> **SOURCE DATA**
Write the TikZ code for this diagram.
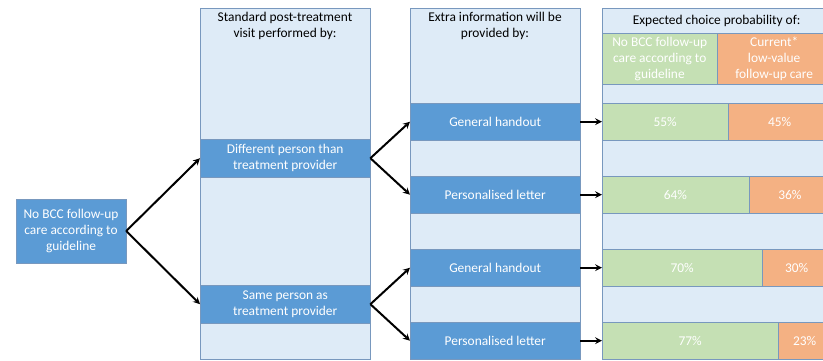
\documentclass[tikz,border=0pt]{standalone}
\usepackage{fontspec}
\setmainfont{Carlito}
\usepackage{tikz}
\usetikzlibrary{arrows}
\definecolor{boxblue}{RGB}{91,155,213}
\definecolor{paleblue}{RGB}{222,235,247}
\definecolor{palegreen}{RGB}{197,224,180}
\definecolor{paleorange}{RGB}{244,177,131}
\definecolor{rim}{RGB}{120,152,190}
\tikzstyle{column} = [rectangle, anchor=north west, inner sep=0pt, draw=rim, fill=paleblue]
\tikzstyle{option} = [rectangle, anchor=north west, inner sep=0pt, minimum width=170pt, minimum height=37pt, text centered, align=center, draw=rim, fill=boxblue, text=white]
\tikzstyle{start} = [rectangle, inner sep=0pt, minimum width=110pt, minimum height=64pt, text centered, align=center, draw=rim, fill=boxblue, text=white]
\tikzstyle{follow} = [rectangle, anchor=north west, inner sep=0pt, minimum height=37pt, text centered, align=center, draw=rim, fill=palegreen, text=white]
\tikzstyle{lowval} = [rectangle, anchor=north west, inner sep=0pt, minimum height=37pt, text centered, align=center, draw=rim, fill=paleorange, text=white]
\tikzstyle{arrow} = [line width=2pt,->,>=stealth]

\begin{document}
\begin{tikzpicture}[x=1pt, y=-1pt, font=\fontsize{13.4pt}{16pt}\selectfont]
\useasboundingbox (0,0) rectangle (823,360);
\clip (0,0) rectangle (823,360);

\node (col1) [column, minimum width=170pt, minimum height=351pt] at (200,8) {};
\node (col2) [column, minimum width=170pt, minimum height=351pt] at (410,8) {};
\node (col3) [column, minimum width=229pt, minimum height=351pt] at (602,8) {};

\node (head1) [align=center] at (285,26) {Standard post-treatment\\visit performed by:};
\node (head2) [align=center] at (495,26) {Extra information will be\\provided by:};
\node (head3) [column, minimum width=229pt, minimum height=25pt] at (602,8) {};
\node at (head3) {Expected choice probability of:};
\node (subno) [follow, minimum width=115pt, minimum height=51pt] at (602,33) {No BCC follow-up\\care according to\\guideline};
\node (subcur) [lowval, minimum width=114pt, minimum height=51pt] at (717,33) {Current*\\low-value\\follow-up care};

\node (start) [start] at (71,231) {No BCC follow-up\\care according to\\guideline};
\node (diff) [option, minimum height=38pt] at (200,139) {Different person than\\treatment provider};
\node (same) [option, minimum height=38pt] at (200,285) {Same person as\\treatment provider};

\node (gen1) [option] at (410,103) {General handout};
\node (pers1) [option] at (410,176) {Personalised letter};
\node (gen2) [option] at (410,249) {General handout};
\node (pers2) [option] at (410,322) {Personalised letter};

\node (bar1) [follow, minimum width=126pt] at (602,103) {55\%};
\node (rest1) [lowval, minimum width=103pt] at (728,103) {45\%};
\node (bar2) [follow, minimum width=146.5pt] at (602,176) {64\%};
\node (rest2) [lowval, minimum width=82.5pt] at (748.5,176) {36\%};
\node (bar3) [follow, minimum width=160pt] at (602,249) {70\%};
\node (rest3) [lowval, minimum width=69pt] at (762,249) {30\%};
\node (bar4) [follow, minimum width=176pt] at (602,322) {77\%};
\node (rest4) [lowval, minimum width=53pt] at (778,322) {23\%};

\draw [arrow] (start.east) -- (diff.west);
\draw [arrow] (start.east) -- (same.west);
\draw [arrow] (diff.east) -- (gen1.west);
\draw [arrow] (diff.east) -- (pers1.west);
\draw [arrow] (same.east) -- (gen2.west);
\draw [arrow] (same.east) -- (pers2.west);
\draw [arrow] (gen1) -- (bar1);
\draw [arrow] (pers1) -- (bar2);
\draw [arrow] (gen2) -- (bar3);
\draw [arrow] (pers2) -- (bar4);
\end{tikzpicture}
\end{document}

> **EXERCISE DESCRIPTION**
Skip the pictures, please, and transcribe only the lines from the beginning of the material through the one that contains "(col3) [column, minimum".

> **TASK RESPONSE**
Write the TikZ code for this diagram.
\documentclass[tikz,border=0pt]{standalone}
\usepackage{fontspec}
\setmainfont{Carlito}
\usepackage{tikz}
\usetikzlibrary{arrows}
\definecolor{boxblue}{RGB}{91,155,213}
\definecolor{paleblue}{RGB}{222,235,247}
\definecolor{palegreen}{RGB}{197,224,180}
\definecolor{paleorange}{RGB}{244,177,131}
\definecolor{rim}{RGB}{120,152,190}
\tikzstyle{column} = [rectangle, anchor=north west, inner sep=0pt, draw=rim, fill=paleblue]
\tikzstyle{option} = [rectangle, anchor=north west, inner sep=0pt, minimum width=170pt, minimum height=37pt, text centered, align=center, draw=rim, fill=boxblue, text=white]
\tikzstyle{start} = [rectangle, inner sep=0pt, minimum width=110pt, minimum height=64pt, text centered, align=center, draw=rim, fill=boxblue, text=white]
\tikzstyle{follow} = [rectangle, anchor=north west, inner sep=0pt, minimum height=37pt, text centered, align=center, draw=rim, fill=palegreen, text=white]
\tikzstyle{lowval} = [rectangle, anchor=north west, inner sep=0pt, minimum height=37pt, text centered, align=center, draw=rim, fill=paleorange, text=white]
\tikzstyle{arrow} = [line width=2pt,->,>=stealth]

\begin{document}
\begin{tikzpicture}[x=1pt, y=-1pt, font=\fontsize{13.4pt}{16pt}\selectfont]
\useasboundingbox (0,0) rectangle (823,360);
\clip (0,0) rectangle (823,360);

\node (col1) [column, minimum width=170pt, minimum height=351pt] at (200,8) {};
\node (col2) [column, minimum width=170pt, minimum height=351pt] at (410,8) {};
\node (col3) [column, minimum width=229pt, minimum height=351pt] at (602,8) {};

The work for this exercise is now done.